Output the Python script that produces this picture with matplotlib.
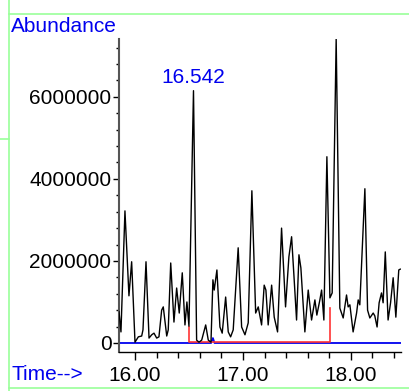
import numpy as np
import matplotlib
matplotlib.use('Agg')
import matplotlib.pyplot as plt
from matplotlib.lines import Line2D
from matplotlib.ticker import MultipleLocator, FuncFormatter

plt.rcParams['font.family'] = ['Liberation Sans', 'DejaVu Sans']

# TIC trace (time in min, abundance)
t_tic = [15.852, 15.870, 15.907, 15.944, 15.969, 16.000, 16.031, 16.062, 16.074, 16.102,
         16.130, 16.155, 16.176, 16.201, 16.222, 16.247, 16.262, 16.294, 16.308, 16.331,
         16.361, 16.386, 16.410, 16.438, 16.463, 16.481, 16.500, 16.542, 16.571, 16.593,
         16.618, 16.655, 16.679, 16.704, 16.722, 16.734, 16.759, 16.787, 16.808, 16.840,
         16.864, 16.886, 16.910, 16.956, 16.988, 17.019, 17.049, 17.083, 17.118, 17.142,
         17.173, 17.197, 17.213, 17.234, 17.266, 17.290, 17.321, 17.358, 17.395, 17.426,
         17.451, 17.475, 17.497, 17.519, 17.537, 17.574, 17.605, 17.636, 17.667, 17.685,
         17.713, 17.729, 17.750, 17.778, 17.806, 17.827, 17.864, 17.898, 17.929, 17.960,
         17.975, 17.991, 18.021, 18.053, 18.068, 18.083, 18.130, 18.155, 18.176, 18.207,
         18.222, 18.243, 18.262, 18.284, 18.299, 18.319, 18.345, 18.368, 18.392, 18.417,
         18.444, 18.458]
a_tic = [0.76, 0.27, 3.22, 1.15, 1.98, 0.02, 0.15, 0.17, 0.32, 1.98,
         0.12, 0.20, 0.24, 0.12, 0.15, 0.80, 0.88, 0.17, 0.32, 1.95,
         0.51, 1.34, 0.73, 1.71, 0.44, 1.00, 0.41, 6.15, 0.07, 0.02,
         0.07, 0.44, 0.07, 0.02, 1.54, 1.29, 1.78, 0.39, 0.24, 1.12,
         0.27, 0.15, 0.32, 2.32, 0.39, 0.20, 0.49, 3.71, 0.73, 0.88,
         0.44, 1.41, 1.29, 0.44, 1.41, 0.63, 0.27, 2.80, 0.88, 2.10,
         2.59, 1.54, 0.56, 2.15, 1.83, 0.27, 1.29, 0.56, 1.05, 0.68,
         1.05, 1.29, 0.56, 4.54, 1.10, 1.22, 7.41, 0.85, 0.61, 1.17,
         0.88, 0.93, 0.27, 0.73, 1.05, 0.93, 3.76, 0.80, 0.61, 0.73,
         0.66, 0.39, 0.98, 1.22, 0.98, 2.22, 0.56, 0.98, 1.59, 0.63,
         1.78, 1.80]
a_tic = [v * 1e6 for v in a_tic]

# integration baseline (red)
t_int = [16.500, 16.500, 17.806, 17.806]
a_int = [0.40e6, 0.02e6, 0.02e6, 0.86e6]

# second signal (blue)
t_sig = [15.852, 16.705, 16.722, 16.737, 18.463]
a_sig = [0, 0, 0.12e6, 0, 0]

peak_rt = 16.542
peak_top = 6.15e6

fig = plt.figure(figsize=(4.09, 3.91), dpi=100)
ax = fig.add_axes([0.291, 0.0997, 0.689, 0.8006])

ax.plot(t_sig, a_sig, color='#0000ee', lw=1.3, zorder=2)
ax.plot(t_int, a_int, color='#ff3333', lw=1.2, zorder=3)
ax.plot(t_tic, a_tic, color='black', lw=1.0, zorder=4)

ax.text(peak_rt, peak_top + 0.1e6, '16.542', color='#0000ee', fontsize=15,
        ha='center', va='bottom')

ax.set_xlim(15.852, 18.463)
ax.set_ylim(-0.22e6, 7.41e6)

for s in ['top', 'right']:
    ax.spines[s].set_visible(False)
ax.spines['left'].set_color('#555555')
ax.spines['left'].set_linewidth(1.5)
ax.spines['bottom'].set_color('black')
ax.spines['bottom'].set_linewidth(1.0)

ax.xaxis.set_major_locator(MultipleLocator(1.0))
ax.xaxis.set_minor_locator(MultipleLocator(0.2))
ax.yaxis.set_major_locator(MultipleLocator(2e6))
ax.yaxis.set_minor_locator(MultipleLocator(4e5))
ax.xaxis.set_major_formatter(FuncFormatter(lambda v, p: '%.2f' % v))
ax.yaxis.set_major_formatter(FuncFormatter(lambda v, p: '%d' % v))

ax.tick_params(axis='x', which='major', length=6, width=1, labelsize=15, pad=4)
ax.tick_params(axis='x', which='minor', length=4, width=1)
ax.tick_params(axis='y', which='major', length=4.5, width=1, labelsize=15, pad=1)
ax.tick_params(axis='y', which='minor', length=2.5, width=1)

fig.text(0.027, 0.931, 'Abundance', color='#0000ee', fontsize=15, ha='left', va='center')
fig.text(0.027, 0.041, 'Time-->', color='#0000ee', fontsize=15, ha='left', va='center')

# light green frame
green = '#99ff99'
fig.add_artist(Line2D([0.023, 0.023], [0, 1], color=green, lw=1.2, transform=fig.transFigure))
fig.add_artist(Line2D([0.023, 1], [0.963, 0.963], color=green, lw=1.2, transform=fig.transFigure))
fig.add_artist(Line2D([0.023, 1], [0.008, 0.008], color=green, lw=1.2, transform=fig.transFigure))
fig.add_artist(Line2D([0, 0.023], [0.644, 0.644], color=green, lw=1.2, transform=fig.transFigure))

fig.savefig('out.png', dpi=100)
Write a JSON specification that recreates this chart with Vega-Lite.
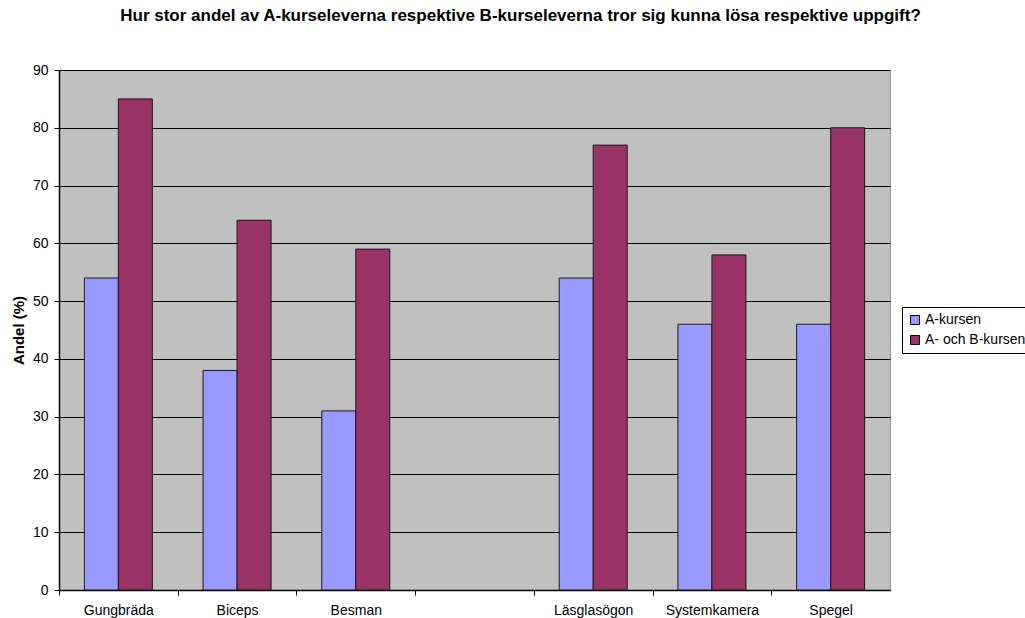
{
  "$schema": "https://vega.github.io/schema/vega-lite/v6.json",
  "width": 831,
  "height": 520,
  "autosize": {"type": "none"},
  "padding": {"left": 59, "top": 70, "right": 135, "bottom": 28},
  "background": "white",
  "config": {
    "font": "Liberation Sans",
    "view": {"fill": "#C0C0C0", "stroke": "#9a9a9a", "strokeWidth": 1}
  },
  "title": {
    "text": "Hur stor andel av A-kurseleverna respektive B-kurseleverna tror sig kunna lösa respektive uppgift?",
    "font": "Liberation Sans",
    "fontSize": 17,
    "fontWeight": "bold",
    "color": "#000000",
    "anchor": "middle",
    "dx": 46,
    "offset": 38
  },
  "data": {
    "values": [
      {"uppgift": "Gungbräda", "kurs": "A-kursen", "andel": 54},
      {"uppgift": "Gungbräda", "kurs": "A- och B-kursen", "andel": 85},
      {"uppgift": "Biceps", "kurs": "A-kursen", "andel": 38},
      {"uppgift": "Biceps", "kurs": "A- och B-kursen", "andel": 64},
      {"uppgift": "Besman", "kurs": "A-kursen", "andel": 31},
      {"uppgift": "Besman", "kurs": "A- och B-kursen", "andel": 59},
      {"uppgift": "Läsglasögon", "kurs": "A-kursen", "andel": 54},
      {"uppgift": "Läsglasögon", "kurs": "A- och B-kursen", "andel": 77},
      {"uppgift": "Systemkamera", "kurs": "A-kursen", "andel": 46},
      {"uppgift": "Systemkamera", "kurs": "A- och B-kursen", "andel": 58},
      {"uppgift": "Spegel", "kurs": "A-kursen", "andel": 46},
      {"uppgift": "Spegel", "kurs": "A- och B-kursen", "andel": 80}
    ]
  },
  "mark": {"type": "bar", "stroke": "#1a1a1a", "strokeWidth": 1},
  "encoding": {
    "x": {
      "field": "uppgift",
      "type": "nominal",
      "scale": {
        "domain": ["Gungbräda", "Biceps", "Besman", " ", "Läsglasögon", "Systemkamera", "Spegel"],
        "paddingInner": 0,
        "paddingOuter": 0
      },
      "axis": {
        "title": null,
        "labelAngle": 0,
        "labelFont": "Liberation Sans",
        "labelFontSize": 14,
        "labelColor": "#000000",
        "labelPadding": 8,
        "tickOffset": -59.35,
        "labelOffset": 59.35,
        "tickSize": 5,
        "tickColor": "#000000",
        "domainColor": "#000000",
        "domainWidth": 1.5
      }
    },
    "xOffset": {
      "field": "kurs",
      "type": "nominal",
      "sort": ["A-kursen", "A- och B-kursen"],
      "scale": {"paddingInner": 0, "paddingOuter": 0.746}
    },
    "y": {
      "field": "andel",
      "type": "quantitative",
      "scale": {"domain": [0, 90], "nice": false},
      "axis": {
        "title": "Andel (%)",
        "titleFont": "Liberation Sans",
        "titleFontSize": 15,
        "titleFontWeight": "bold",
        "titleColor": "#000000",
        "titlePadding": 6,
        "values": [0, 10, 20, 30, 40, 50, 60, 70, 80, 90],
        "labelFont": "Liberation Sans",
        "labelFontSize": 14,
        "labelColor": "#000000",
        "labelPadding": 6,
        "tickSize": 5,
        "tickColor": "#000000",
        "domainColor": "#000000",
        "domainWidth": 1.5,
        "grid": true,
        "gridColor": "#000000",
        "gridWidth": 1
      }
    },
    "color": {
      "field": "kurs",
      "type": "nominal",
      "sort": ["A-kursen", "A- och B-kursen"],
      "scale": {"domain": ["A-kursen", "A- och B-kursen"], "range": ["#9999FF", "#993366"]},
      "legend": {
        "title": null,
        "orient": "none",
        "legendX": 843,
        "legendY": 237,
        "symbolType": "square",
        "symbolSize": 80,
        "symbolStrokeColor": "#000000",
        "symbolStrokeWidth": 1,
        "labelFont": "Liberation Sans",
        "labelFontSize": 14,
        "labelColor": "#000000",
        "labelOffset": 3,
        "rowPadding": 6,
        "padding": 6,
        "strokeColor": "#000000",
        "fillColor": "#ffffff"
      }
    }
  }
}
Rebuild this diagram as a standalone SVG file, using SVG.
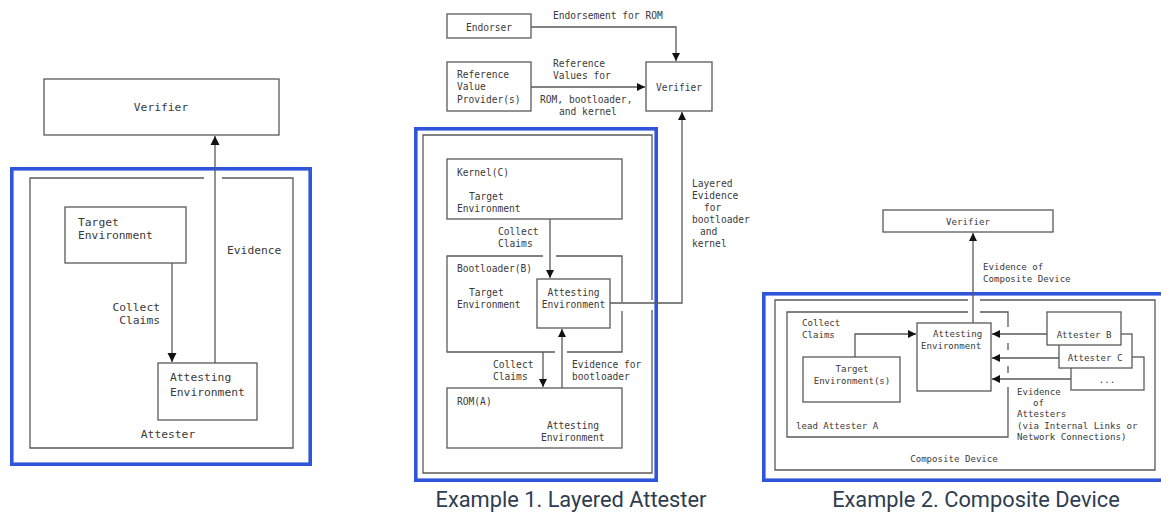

---

Identify each line containing the string "matplotlib" and copy it out.

Output the Python script that produces this picture with matplotlib.
import matplotlib
matplotlib.use('Agg')
import matplotlib.pyplot as plt
from matplotlib.lines import Line2D
from matplotlib.ticker import MultipleLocator, FuncFormatter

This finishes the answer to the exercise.